The late judge didn't have a chance to move Supreme Court jurisprudence. But his failure to be confirmed had a profound and regrettable effect on how we nominate justices today.
The relentless honesty and arrogant mien of Robert Bork, who has died at 84, during his unforgettable 1987 Supreme Court nomination hearing resulted in two very important things for this nation. First, it precluded the ideologue from becoming a life-tenured justice, which has meant over the intervening 25 years many saving graces for progressives and many bitter disappointments for conservatives. Second, it changed (forever, I suspect) the way judicial confirmation hearings unfold, by encouraging earnest nominees to say to the Senate Judiciary Committee nothing at all candid, specific, or profound about their judicial philosophies or views of the law.
Reasonable minds may argue over how different American law would be today if the Senate had confirmed Bork.

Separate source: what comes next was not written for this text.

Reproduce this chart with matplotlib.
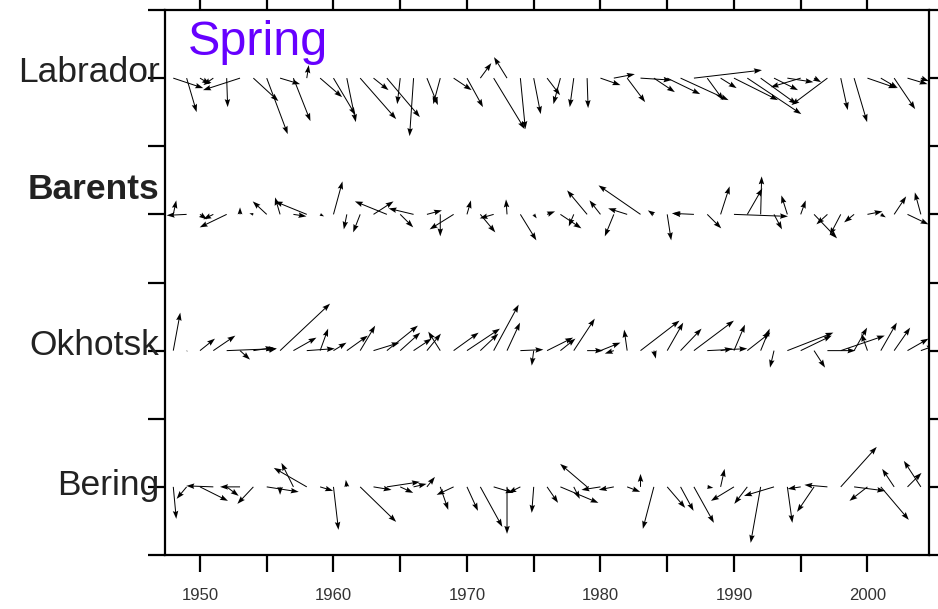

The position ultimately was filled by Anthony Kennedy, who has been a diehard conservative in some areas (like economic policy and the First Amendment) and an unabashed liberal in others (like gay rights and restrictions on capital punishment). My best guess is that Bork would have been a conservative activist very much in the manner of Justice Antonin Scalia, a loud and consistent vote to roll back precedent not just to pre-Warren Court positions but to the Lochner-era sensibilities of a century ago.
But no reasonable person today can contend that judicial nomination proceedings are more insightful and productive in the wake of the Bork hearing. Throughout the long history of court appointments, confirmations had rarely been detailed affairs. In 1962, for example, John F. Kennedy appointee Byron White was questioned by the Senate Judiciary Committee for all of 11 minutes. In fact, it wasn't until 1925 that a Supreme Court nominee (Harlan Fiske Stone) even appeared before the committee and it was another 14 years before a second (Felix Frankfurter) did so.